Before you turn the page…

Write a Python function with the restrictions given.

This one turns out to be somewhat difficult, but also to be possible, which is itself sort of amazing. No numbers whatsoever are involved in the solution shown. No counters, no integer variables, no Python functions returning numbers.

We also do not need to use any Python string methods, although it is fair to note that some of what is performed via regular expressions might be more simple to express as string methods.

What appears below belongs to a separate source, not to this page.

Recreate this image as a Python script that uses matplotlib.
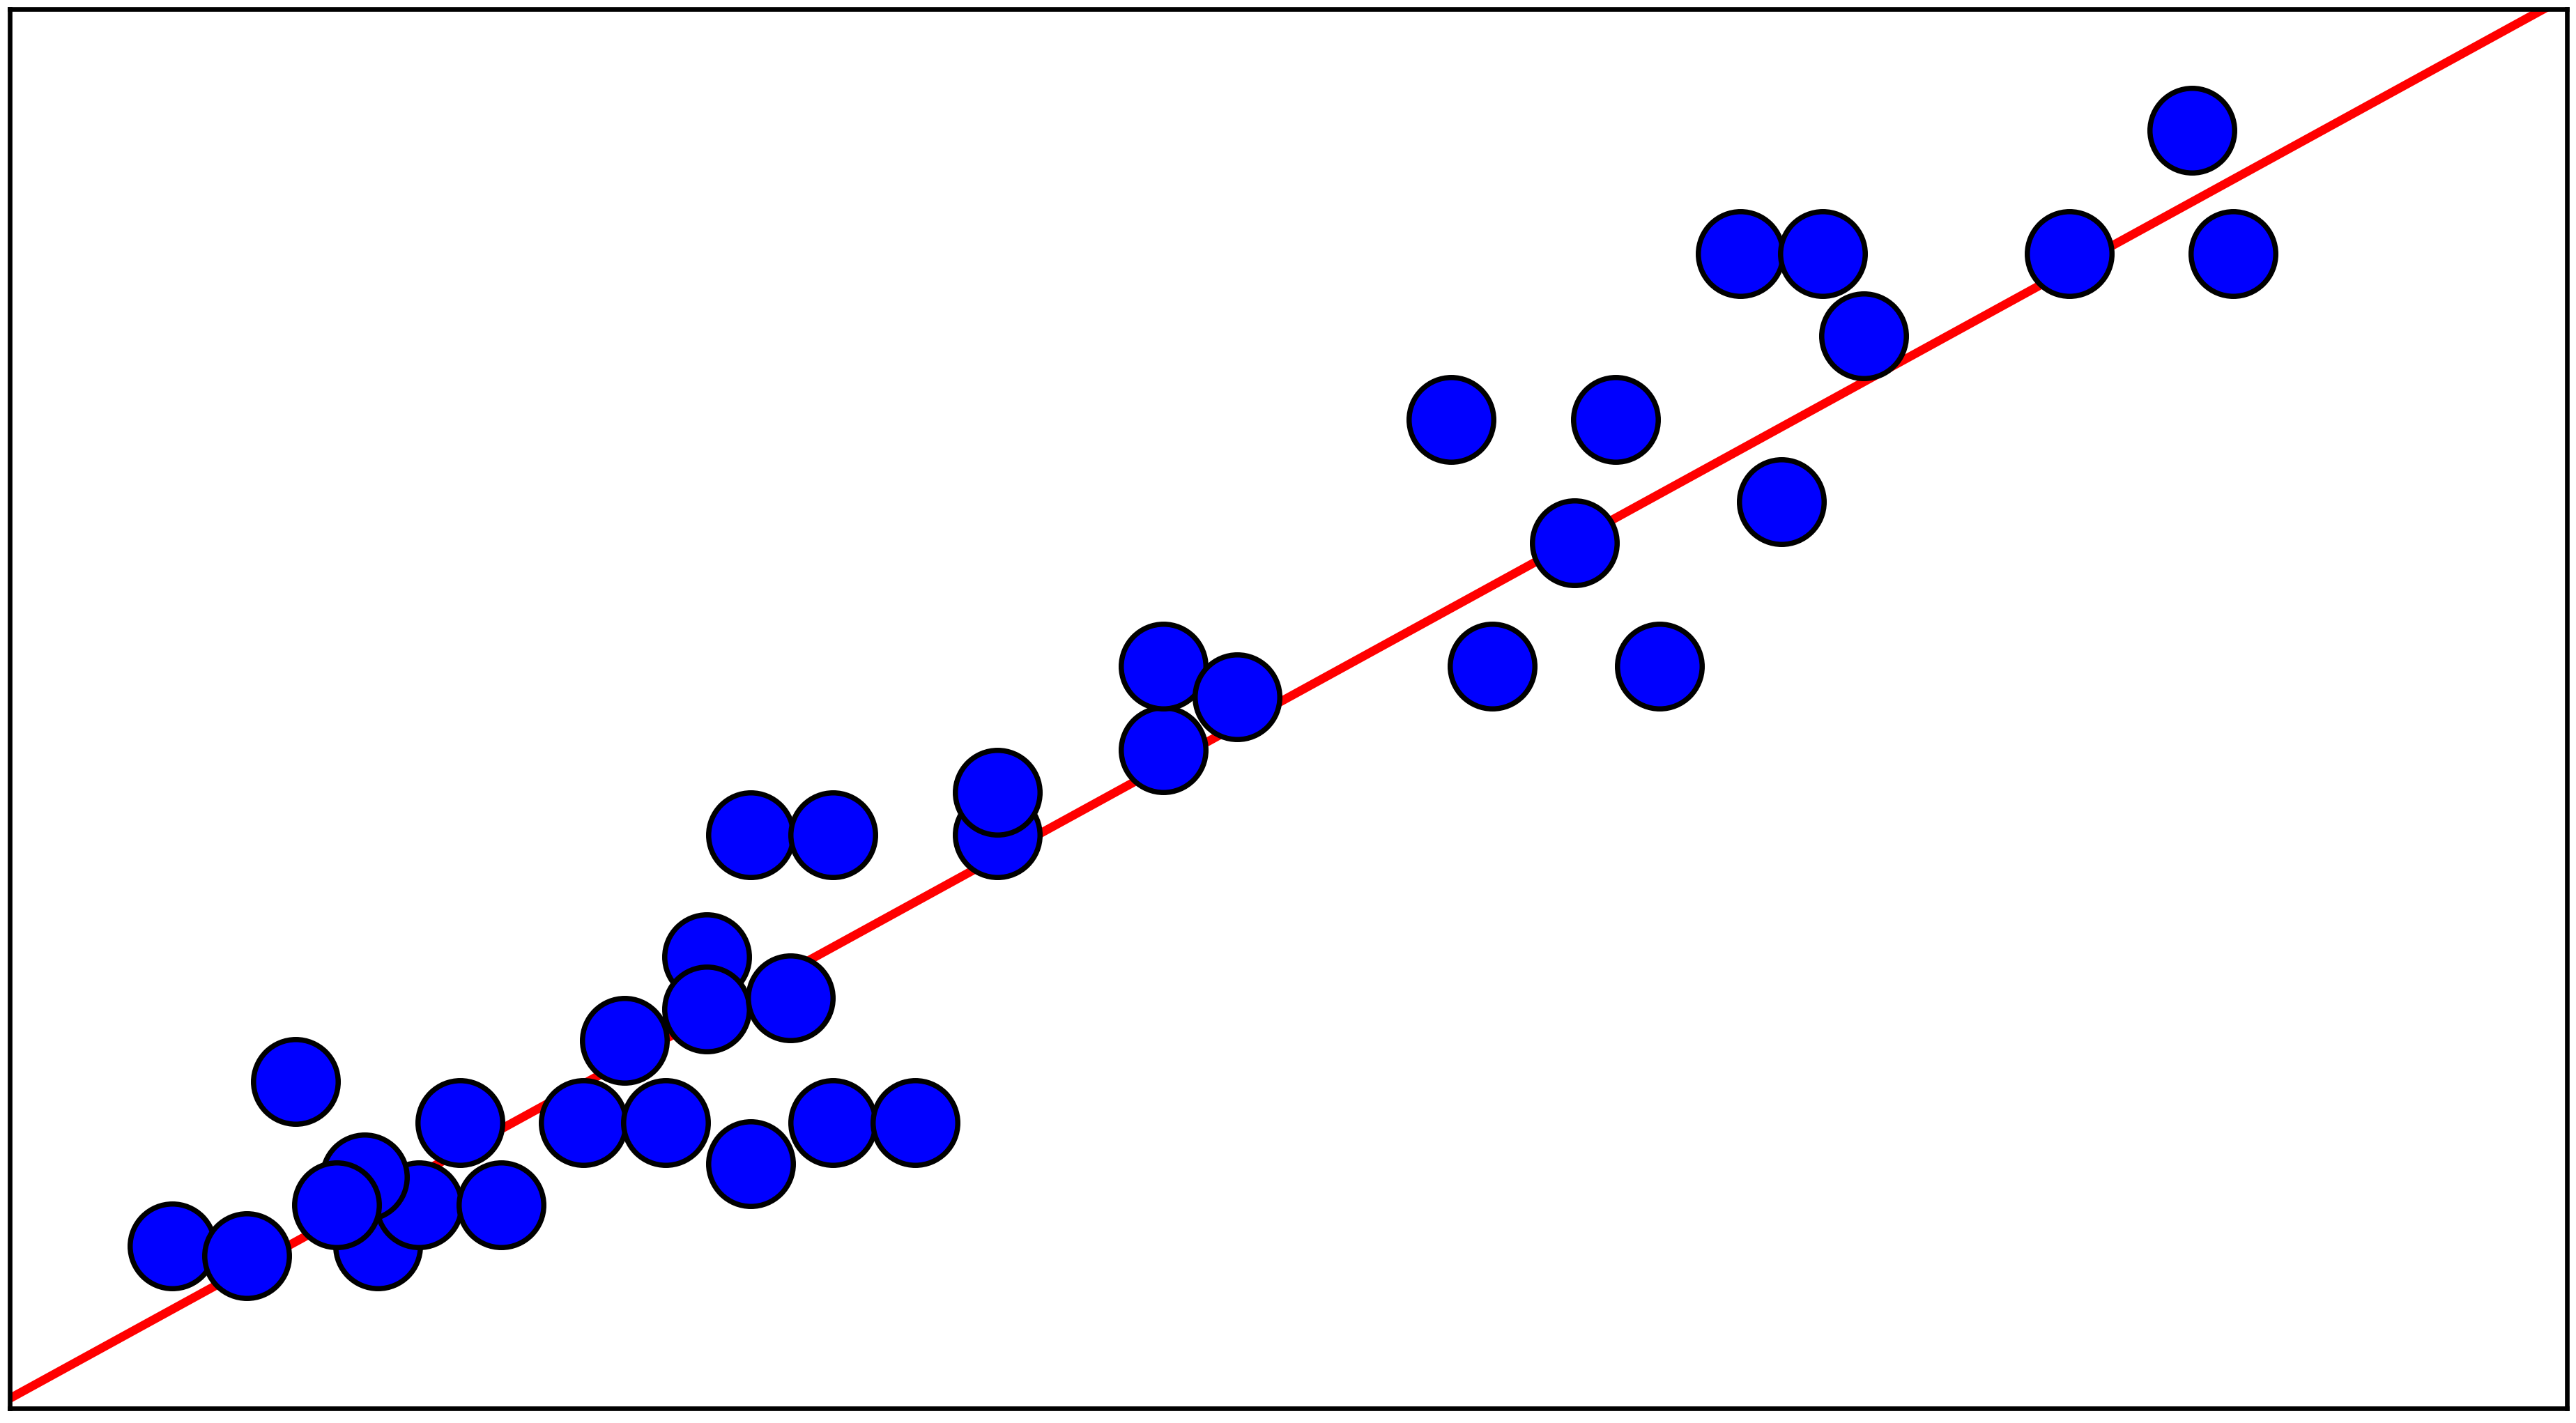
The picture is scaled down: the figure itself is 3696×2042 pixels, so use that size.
import matplotlib
matplotlib.use("Agg")
import matplotlib.pyplot as plt

# scatter points (arbitrary units)
x_vals = [3.96, 5.76, 6.96, 8.96, 9.96, 8.64, 7.96, 10.96, 11.96, 13.96,
          14.96, 15.96, 16.96, 16.96, 18.04, 18.04, 19.0, 20.04, 20.04, 22.04,
          24.04, 24.04, 28.08, 28.08, 29.88, 35.08, 36.08, 38.08, 39.08, 40.16,
          42.12, 43.12, 44.12, 45.12, 50.12, 53.12, 54.12]
y_vals = [3.96, 3.72, 7.96, 3.96, 4.96, 5.64, 4.96, 6.96, 4.96, 6.96,
          8.96, 6.96, 11.0, 9.72, 5.96, 13.96, 10.0, 13.96, 6.96, 6.96,
          13.96, 15.0, 16.04, 18.08, 17.32, 24.08, 18.08, 21.08, 24.08, 18.08,
          28.12, 22.08, 28.12, 26.12, 28.12, 31.12, 28.12]

# fitted line
fit_slope = 0.5486
fit_intercept = 0.24

x_lim = (0, 62.24)
y_lim = (0, 34.08)

fig = plt.figure(figsize=(12.32, 6.81), dpi=300)
ax = fig.add_axes([0.0038, 0.0103, 0.9927, 0.983])

line_x = list(x_lim)
line_y = [fit_intercept + fit_slope * v for v in line_x]
ax.plot(line_x, line_y, color="red", linewidth=3.0, zorder=1)
ax.scatter(x_vals, y_vals, s=850, color="blue", edgecolor="black",
           linewidth=1.8, zorder=2)

ax.set_xlim(*x_lim)
ax.set_ylim(*y_lim)
ax.set_xticks(())
ax.set_yticks(())
for sp in ax.spines.values():
    sp.set_linewidth(1.6)

fig.savefig("out.png", dpi=300)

The function can perform strictly and only regular expression operations… along with a little bit of Python looping (but never over numbers).

We use two sentinels in alternation for the loop, indicating either the number of items at a certain power of ten, or the number at the next higher power. A dictionary can map zero to nine repetitions of a sentinel to the corresponding numeral, but leave the rest of the string unchanged.

# Group 1: zero or more leading @'s
# Group 2: some specific number of _'s
# Group 3: anything until end; digits expected
counter = {
    r'(^@*)(_________)(.*$)': r'\g<1>9\g<3>',
    r'(^@*)(________)(.*$)': r'\g<1>8\g<3>',
    r'(^@*)(_______)(.*$)': r'\g<1>7\g<3>',
    r'(^@*)(______)(.*$)': r'\g<1>6\g<3>',
    r'(^@*)(_____)(.*$)': r'\g<1>5\g<3>',
    r'(^@*)(____)(.*$)': r'\g<1>4\g<3>',
    r'(^@*)(___)(.*$)': r'\g<1>3\g<3>',
    r'(^@*)(__)(.*$)': r'\g<1>2\g<3>',
    r'(^@*)(_)(.*$)': r'\g<1>1\g<3>',
    r'(^@*)(_*)(.*$)': r'\g<1>0\g<3>'
}

A first step is to map the target character to a sentinel. It would be easy to extend the main function to map a generic regular expression pattern to that same sentinel.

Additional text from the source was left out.